If you love what you are doing then it isn't really work.
14 December 2015
Warning: Spoilers
This is a very nice documentary made by Denny Tedesco, to honor the memory of his father, Tommy Tedesco who died in 1997 at the age of 67. Tommy was arguably the best studio guitarist back in the 1950s and 1960s and was part of a rag-tag group of studio musicians in Los Angeles that became affectionately known as "the wrecking crew." It was a name older coat-and-tie musicians bestowed on them, as in they were wrecking the established image of studio musicians.

This documentary is especially poignant for a guy like me, who is also a musician and who grew up on the music of the 1960s. You see, the wrecking crew played the backup music in studio recordings of many of the biggest hit records of the late 1950s and the 1960s.

When we listened to a hit record back then we never gave much thought to where the backup music came from.

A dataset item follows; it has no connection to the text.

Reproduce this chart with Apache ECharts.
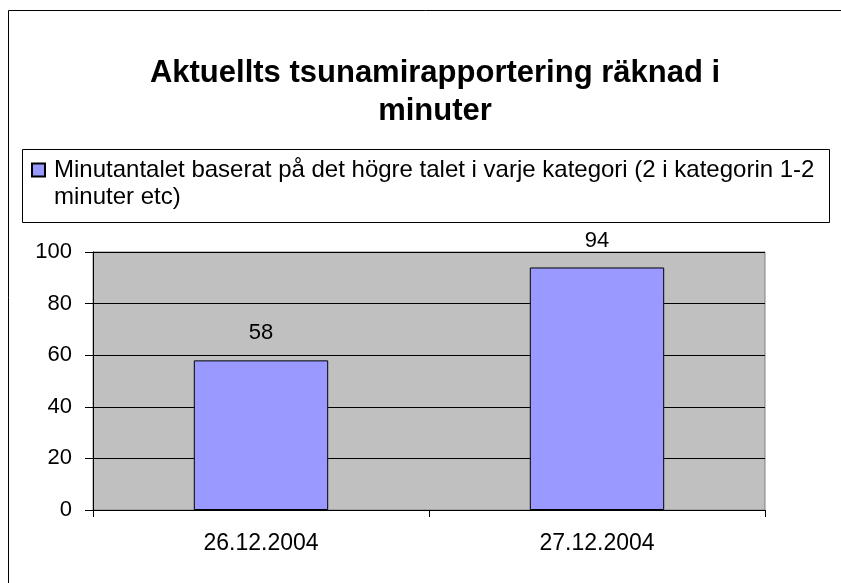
<!DOCTYPE html>
<html>
<head>
<meta charset="utf-8">
<script src="https://cdn.jsdelivr.net/npm/echarts@6/dist/echarts.min.js"></script>
<style>html,body{margin:0;padding:0;background:#fff}#c{width:841px;height:583px}</style>
</head>
<body>
<div id="c"></div>
<script>
var titleText = 'Aktuellts tsunamirapportering räknad i\nminuter';
var seriesName = 'Minutantalet baserat på det högre talet i varje kategori (2 i kategorin 1-2 minuter etc)';
var categories = ['26.12.2004', '27.12.2004'];
var values = [58, 94];
var yMin = 0, yMax = 100, yStep = 20;

var chart = echarts.init(document.getElementById('c'), null, {renderer: 'canvas'});
var FONT = '"Liberation Sans", Arial, sans-serif';
chart.setOption({
  animation: false,
  backgroundColor: '#ffffff',
  textStyle: {fontFamily: FONT},
  title: {
    text: titleText,
    left: 430,
    top: 49,
    textAlign: 'center',
    textStyle: {fontFamily: FONT, fontWeight: 'bold', fontSize: 31, lineHeight: 38, color: '#000'}
  },
  graphic: [
    {type: 'rect', silent: true, z: -1, shape: {x: 8.5, y: 10.5, width: 900, height: 700},
     style: {fill: 'none', stroke: '#000', lineWidth: 1}},
    {type: 'rect', silent: true, z: -1, shape: {x: 22.5, y: 149.5, width: 807, height: 73},
     style: {fill: '#fff', stroke: '#000', lineWidth: 1}}
  ],
  legend: {
    left: 31,
    top: 129.5,
    padding: 0,
    itemWidth: 13,
    itemHeight: 13,
    icon: 'rect',
    selectedMode: false,
    formatter: function (n) { return '\n' + n.replace('1-2 ', '1-2\n'); },
    textStyle: {fontFamily: FONT, fontSize: 24, lineHeight: 27, color: '#000', padding: [0, 0, 0, 4]}
  },
  grid: {left: 93, right: 76, top: 252, bottom: 73, show: true, backgroundColor: '#c0c0c0', borderColor: '#808080', borderWidth: 1},
  xAxis: {
    type: 'category',
    data: categories,
    axisLine: {lineStyle: {color: '#000', width: 1}},
    axisTick: {show: true, length: 7, lineStyle: {color: '#000'}},
    axisLabel: {fontFamily: FONT, fontSize: 23, color: '#000', margin: 22}
  },
  yAxis: {
    type: 'value',
    min: yMin, max: yMax, interval: yStep,
    axisLine: {show: true, lineStyle: {color: '#000', width: 1}},
    axisTick: {show: true, length: 8, lineStyle: {color: '#000'}},
    axisLabel: {fontFamily: FONT, fontSize: 22, color: '#000', margin: 21},
    splitLine: {show: true, lineStyle: {color: '#000', width: 1}}
  },
  series: [{
    name: seriesName,
    type: 'bar',
    data: values,
    barWidth: '40%',
    itemStyle: {color: '#9999ff', borderColor: '#000', borderWidth: 1},
    label: {show: true, position: 'top', distance: 16, fontFamily: FONT, fontSize: 22, color: '#000'}
  }]
});
</script>
</body>
</html>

I suppose we just figured that the singer or the group had some musicians and we were hearing them play.

That absolutely was NOT the way it worked. The 20 or 30 or so guys and gals that collectively were known as the wrecking crew were hired to play for recording sessions for all the big groups and most of the record labels. They were real musicians, they may only have a chord sheet or a simple line to work with and they would often invent musical lines that they thought would work well with the song.

Seeing this documentary also makes it clear why groups often lip synced their records when they made live appearances or were on a TV show. Their traveling band could not play what was recorded in the studio, if they had tried to do it live it just wouldn't sound very good.

Excellent film, I really admire those musicians and will think of them every time I now listen to music recorded in the 1960s.